Rupert Murdoch, Chairman of News Corporation, has spoken out in support of Republican presidential candidacy hopeful and marriage equality opponent Rick Santorum’s “big vision” for the US and praised his presentation style “regardless of policies”.

The billionaire, whose News Corp. owns Fox News, recently began using the micro-blogging site Twitter.

He wrote two messages ahead of the Iowa caucuses yesterday on Santorum, who has said he will support efforts to dissolve existing gay marriages if elected.

Murdoch wrote: “Good to see santorum surging in Iowa. Regardless of policies, all debates showed principles, consistency and humility like no other. [sic]”

He added: “Can’t resist this tweet, but all Iowans think about Rick Santorum. Only candidate with genuine big vision for country.”

News Corp., which is controlled through Murdoch family-owned shares with voting rights, prompted controversy in 2010 after donating $1 million to the Republican Governors Association ahead of the country’s midterm elections.

The Democrat Governors Association asked its subsidiary, Fox News, to “add a formal disclaimer to your coverage any time any of your programs covers governors or gubernatorial races between now and election day”.

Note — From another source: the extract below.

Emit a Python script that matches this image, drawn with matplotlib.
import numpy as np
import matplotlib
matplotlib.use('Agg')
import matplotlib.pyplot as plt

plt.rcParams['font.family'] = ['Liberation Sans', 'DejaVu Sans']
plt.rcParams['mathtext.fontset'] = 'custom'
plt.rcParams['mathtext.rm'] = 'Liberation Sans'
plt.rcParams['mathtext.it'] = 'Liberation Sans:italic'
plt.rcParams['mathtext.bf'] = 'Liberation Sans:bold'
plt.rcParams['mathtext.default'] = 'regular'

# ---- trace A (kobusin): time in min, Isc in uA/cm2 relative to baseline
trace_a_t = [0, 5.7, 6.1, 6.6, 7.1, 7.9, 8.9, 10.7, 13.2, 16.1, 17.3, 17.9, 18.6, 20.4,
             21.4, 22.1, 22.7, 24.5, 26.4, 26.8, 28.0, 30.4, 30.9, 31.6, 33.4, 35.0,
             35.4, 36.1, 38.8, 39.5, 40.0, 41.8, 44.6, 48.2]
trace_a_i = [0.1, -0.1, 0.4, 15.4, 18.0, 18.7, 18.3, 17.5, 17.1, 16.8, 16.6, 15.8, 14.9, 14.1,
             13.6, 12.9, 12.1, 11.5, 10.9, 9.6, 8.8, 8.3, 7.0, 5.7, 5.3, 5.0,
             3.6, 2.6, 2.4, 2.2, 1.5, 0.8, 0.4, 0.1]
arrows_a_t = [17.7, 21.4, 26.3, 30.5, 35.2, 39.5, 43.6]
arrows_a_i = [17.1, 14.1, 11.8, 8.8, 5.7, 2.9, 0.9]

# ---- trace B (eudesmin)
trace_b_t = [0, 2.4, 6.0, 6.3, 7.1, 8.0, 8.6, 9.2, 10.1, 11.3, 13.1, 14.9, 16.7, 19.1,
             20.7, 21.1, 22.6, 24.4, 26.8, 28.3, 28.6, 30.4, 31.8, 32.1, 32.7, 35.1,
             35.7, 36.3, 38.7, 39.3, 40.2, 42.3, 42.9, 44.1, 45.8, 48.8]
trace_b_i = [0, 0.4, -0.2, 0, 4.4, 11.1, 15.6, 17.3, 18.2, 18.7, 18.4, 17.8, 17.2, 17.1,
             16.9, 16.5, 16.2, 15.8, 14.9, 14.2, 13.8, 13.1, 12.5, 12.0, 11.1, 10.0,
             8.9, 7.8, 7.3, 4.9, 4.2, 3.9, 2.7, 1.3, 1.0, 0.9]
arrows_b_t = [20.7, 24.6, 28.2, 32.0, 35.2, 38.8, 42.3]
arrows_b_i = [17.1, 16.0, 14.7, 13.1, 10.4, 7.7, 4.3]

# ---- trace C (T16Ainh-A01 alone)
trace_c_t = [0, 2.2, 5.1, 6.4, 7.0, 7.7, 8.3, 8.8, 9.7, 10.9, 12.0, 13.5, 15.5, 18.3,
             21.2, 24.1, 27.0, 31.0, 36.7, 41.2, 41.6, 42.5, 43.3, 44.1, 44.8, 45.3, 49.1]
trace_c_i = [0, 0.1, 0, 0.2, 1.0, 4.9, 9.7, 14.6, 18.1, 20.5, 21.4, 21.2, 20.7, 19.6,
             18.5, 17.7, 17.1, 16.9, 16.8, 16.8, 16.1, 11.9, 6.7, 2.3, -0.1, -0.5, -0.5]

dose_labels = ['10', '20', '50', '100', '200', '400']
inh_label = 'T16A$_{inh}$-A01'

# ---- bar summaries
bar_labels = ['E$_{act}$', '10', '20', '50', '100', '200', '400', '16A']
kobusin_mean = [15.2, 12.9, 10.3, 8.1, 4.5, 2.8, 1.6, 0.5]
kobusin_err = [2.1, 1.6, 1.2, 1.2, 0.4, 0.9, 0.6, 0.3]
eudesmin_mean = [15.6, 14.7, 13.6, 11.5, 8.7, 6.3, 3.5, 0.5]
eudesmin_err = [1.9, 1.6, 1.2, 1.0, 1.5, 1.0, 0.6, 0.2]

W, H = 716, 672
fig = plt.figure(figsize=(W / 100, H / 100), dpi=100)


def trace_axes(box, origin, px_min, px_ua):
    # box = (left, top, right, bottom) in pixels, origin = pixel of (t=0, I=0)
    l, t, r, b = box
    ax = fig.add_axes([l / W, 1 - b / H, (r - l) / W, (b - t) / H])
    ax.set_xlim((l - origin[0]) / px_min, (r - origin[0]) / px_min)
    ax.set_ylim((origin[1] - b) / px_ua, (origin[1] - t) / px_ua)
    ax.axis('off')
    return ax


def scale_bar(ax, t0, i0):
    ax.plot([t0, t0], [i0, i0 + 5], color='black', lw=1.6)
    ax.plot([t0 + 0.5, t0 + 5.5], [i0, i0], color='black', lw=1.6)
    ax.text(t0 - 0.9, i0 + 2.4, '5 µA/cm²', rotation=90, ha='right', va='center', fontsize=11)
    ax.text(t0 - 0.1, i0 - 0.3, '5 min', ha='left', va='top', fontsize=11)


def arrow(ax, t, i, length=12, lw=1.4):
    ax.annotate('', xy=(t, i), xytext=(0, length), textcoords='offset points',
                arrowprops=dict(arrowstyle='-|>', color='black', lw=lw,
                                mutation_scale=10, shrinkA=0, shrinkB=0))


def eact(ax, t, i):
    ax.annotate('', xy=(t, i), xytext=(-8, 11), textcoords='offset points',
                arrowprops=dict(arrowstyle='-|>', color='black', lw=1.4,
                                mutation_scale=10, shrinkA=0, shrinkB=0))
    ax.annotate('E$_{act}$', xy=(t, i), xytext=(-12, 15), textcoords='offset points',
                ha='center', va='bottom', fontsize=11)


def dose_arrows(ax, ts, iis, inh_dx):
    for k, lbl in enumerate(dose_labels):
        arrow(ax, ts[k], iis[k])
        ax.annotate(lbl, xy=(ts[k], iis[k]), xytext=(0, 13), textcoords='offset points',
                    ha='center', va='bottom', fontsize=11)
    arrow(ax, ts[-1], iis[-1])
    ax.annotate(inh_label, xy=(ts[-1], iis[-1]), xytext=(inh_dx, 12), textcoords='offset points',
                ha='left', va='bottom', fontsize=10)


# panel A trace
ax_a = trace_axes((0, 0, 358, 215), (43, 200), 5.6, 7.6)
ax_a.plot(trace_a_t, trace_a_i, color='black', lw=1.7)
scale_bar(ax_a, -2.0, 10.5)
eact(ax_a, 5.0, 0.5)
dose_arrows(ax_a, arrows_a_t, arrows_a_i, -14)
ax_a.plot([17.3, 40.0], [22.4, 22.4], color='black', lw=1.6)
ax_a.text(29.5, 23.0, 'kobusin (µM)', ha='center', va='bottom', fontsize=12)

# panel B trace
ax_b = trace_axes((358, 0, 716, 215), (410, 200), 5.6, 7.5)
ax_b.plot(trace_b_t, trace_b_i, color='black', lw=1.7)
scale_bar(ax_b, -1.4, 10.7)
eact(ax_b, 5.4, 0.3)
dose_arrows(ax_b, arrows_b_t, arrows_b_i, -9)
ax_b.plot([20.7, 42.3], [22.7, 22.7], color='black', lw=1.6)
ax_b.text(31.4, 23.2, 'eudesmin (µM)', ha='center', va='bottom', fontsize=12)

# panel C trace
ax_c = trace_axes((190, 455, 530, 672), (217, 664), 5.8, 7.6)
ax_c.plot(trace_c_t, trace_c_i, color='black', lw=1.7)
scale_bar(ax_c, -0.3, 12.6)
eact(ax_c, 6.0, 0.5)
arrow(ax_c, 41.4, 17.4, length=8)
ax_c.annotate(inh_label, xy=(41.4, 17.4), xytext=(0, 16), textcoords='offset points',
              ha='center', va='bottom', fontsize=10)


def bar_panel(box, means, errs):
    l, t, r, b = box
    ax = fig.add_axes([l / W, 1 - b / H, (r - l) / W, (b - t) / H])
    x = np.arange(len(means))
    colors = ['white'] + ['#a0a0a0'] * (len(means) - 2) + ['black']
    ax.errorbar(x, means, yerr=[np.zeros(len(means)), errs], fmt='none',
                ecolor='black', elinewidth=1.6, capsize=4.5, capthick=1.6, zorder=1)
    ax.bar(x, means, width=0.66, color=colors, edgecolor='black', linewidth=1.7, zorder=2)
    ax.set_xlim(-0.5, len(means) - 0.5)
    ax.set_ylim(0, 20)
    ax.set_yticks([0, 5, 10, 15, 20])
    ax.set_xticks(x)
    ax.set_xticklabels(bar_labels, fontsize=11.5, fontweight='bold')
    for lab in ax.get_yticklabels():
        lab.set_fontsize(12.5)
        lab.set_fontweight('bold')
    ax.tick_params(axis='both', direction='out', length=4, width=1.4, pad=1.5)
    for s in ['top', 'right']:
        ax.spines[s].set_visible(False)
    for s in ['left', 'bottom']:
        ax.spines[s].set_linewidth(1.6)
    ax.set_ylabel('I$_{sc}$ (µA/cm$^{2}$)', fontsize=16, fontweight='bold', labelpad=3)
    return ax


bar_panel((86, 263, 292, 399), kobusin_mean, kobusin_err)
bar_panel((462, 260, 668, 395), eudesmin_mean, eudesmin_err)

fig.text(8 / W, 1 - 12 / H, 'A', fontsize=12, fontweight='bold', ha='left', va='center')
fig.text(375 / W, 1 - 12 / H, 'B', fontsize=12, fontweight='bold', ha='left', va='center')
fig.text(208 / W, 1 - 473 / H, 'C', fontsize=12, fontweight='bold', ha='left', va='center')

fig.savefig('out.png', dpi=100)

Fox News has in the past denied a political bias to the right, and Murdoch used his Twitter account to promote conservative talkshow host Glenn Beck’s replacement, saying: “Got to watch Foxnews at 5 EST. Liberal Bob Beckel and team great replacement for Beck and much more fun.”

The editorially independent Times, which is owned by News International, a division of News Corp., described Hungary’s new constitution, which includes a constitutional ban on gay marriage similar to that proposed by Santorum as “an extraordinary affront to basic liberties” this week.

Santorum has emerged second-favourite in the Iowa caucuses after Mitt Romney having experienced a last-minute surge in support.

He has confirmed that if elected as president of the US, he would support a constitutional amendment invalidating the existing marriages of gay couples and has in the past blamed lower wedding rates in gay marriage.